Repeat the listing exactly as given, omitting every image.
***** Data excerpt *****
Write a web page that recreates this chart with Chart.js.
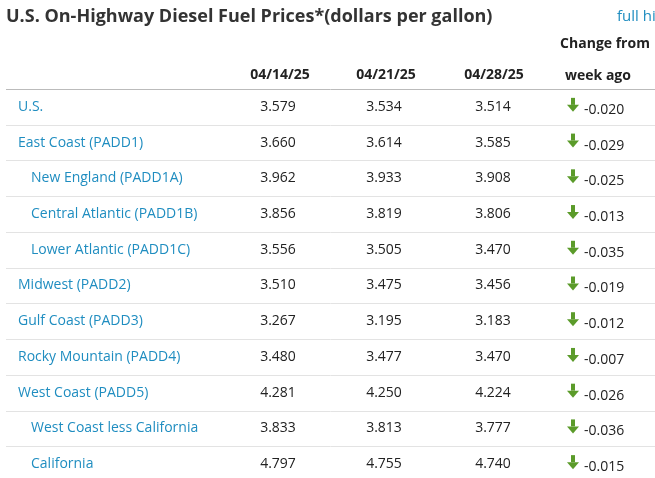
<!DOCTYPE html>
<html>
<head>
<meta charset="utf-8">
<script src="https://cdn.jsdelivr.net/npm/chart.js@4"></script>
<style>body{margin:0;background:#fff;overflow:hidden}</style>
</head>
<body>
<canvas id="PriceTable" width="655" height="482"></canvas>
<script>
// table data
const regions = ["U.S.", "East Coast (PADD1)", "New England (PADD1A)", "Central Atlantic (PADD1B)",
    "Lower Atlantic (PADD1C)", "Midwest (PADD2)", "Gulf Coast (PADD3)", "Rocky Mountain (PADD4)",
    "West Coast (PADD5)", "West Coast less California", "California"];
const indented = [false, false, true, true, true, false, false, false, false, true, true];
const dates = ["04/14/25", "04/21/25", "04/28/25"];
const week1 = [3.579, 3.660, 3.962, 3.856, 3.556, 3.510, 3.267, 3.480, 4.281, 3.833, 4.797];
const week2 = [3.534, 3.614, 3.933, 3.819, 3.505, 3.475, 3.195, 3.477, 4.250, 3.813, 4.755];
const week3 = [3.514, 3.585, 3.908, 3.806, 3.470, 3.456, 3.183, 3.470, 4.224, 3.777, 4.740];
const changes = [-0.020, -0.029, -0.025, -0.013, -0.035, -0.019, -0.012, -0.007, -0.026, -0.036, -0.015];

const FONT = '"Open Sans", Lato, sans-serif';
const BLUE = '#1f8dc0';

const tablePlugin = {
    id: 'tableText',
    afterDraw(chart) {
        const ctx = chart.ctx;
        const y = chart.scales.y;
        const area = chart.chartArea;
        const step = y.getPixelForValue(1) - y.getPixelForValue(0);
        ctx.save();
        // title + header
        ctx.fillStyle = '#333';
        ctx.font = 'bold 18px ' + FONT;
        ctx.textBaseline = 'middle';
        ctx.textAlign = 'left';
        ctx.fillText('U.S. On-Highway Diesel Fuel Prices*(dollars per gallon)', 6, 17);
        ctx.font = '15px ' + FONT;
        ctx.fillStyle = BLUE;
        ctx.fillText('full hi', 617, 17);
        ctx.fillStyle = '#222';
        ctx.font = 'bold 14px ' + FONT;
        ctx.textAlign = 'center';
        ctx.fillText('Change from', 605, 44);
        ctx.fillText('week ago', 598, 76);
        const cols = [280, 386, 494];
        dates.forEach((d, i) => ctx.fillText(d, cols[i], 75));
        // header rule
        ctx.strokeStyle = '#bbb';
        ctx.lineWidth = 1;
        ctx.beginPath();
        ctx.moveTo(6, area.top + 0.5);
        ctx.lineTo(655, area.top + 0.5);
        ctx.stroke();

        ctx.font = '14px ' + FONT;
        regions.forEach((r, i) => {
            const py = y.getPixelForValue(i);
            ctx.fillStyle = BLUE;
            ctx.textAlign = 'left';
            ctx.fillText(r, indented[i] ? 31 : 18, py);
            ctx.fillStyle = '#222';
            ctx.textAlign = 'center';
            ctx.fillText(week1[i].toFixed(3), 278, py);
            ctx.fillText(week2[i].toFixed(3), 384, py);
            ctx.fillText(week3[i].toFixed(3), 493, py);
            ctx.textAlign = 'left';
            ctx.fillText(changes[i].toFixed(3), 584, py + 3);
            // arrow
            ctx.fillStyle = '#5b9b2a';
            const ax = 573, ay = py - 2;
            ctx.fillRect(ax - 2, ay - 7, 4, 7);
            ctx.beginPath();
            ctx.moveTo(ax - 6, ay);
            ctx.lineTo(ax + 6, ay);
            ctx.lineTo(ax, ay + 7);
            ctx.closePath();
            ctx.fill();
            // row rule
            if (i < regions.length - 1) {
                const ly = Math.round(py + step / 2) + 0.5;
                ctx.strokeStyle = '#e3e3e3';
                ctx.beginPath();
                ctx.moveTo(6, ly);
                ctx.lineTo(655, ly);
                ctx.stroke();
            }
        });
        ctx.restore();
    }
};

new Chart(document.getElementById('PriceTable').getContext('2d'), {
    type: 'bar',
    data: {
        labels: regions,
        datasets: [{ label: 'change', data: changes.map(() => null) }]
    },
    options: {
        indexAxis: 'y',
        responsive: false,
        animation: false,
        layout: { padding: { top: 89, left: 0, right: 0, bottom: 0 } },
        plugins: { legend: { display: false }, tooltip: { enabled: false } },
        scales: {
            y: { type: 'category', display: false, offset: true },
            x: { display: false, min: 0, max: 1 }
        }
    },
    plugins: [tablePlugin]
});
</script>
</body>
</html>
*****
- Result of the task
Write a web page that recreates this chart with Chart.js.
<!DOCTYPE html>
<html>
<head>
<meta charset="utf-8">
<script src="https://cdn.jsdelivr.net/npm/chart.js@4"></script>
<style>body{margin:0;background:#fff;overflow:hidden}</style>
</head>
<body>
<canvas id="PriceTable" width="655" height="482"></canvas>
<script>
// table data
const regions = ["U.S.", "East Coast (PADD1)", "New England (PADD1A)", "Central Atlantic (PADD1B)",
    "Lower Atlantic (PADD1C)", "Midwest (PADD2)", "Gulf Coast (PADD3)", "Rocky Mountain (PADD4)",
    "West Coast (PADD5)", "West Coast less California", "California"];
const indented = [false, false, true, true, true, false, false, false, false, true, true];
const dates = ["04/14/25", "04/21/25", "04/28/25"];
const week1 = [3.579, 3.660, 3.962, 3.856, 3.556, 3.510, 3.267, 3.480, 4.281, 3.833, 4.797];
const week2 = [3.534, 3.614, 3.933, 3.819, 3.505, 3.475, 3.195, 3.477, 4.250, 3.813, 4.755];
const week3 = [3.514, 3.585, 3.908, 3.806, 3.470, 3.456, 3.183, 3.470, 4.224, 3.777, 4.740];
const changes = [-0.020, -0.029, -0.025, -0.013, -0.035, -0.019, -0.012, -0.007, -0.026, -0.036, -0.015];

const FONT = '"Open Sans", Lato, sans-serif';
const BLUE = '#1f8dc0';

const tablePlugin = {
    id: 'tableText',
    afterDraw(chart) {
        const ctx = chart.ctx;
        const y = chart.scales.y;
        const area = chart.chartArea;
        const step = y.getPixelForValue(1) - y.getPixelForValue(0);
        ctx.save();
        // title + header
        ctx.fillStyle = '#333';
        ctx.font = 'bold 18px ' + FONT;
        ctx.textBaseline = 'middle';
        ctx.textAlign = 'left';
        ctx.fillText('U.S. On-Highway Diesel Fuel Prices*(dollars per gallon)', 6, 17);
        ctx.font = '15px ' + FONT;
        ctx.fillStyle = BLUE;
        ctx.fillText('full hi', 617, 17);
        ctx.fillStyle = '#222';
        ctx.font = 'bold 14px ' + FONT;
        ctx.textAlign = 'center';
        ctx.fillText('Change from', 605, 44);
        ctx.fillText('week ago', 598, 76);
        const cols = [280, 386, 494];
        dates.forEach((d, i) => ctx.fillText(d, cols[i], 75));
        // header rule
        ctx.strokeStyle = '#bbb';
        ctx.lineWidth = 1;
        ctx.beginPath();
        ctx.moveTo(6, area.top + 0.5);
        ctx.lineTo(655, area.top + 0.5);
        ctx.stroke();

        ctx.font = '14px ' + FONT;
        regions.forEach((r, i) => {
            const py = y.getPixelForValue(i);
            ctx.fillStyle = BLUE;
            ctx.textAlign = 'left';
            ctx.fillText(r, indented[i] ? 31 : 18, py);
            ctx.fillStyle = '#222';
            ctx.textAlign = 'center';
            ctx.fillText(week1[i].toFixed(3), 278, py);
            ctx.fillText(week2[i].toFixed(3), 384, py);
            ctx.fillText(week3[i].toFixed(3), 493, py);
            ctx.textAlign = 'left';
            ctx.fillText(changes[i].toFixed(3), 584, py + 3);
            // arrow
            ctx.fillStyle = '#5b9b2a';
            const ax = 573, ay = py - 2;
            ctx.fillRect(ax - 2, ay - 7, 4, 7);
            ctx.beginPath();
            ctx.moveTo(ax - 6, ay);
            ctx.lineTo(ax + 6, ay);
            ctx.lineTo(ax, ay + 7);
            ctx.closePath();
            ctx.fill();
            // row rule
            if (i < regions.length - 1) {
                const ly = Math.round(py + step / 2) + 0.5;
                ctx.strokeStyle = '#e3e3e3';
                ctx.beginPath();
                ctx.moveTo(6, ly);
                ctx.lineTo(655, ly);
                ctx.stroke();
            }
        });
        ctx.restore();
    }
};

new Chart(document.getElementById('PriceTable').getContext('2d'), {
    type: 'bar',
    data: {
        labels: regions,
        datasets: [{ label: 'change', data: changes.map(() => null) }]
    },
    options: {
        indexAxis: 'y',
        responsive: false,
        animation: false,
        layout: { padding: { top: 89, left: 0, right: 0, bottom: 0 } },
        plugins: { legend: { display: false }, tooltip: { enabled: false } },
        scales: {
            y: { type: 'category', display: false, offset: true },
            x: { display: false, min: 0, max: 1 }
        }
    },
    plugins: [tablePlugin]
});
</script>
</body>
</html>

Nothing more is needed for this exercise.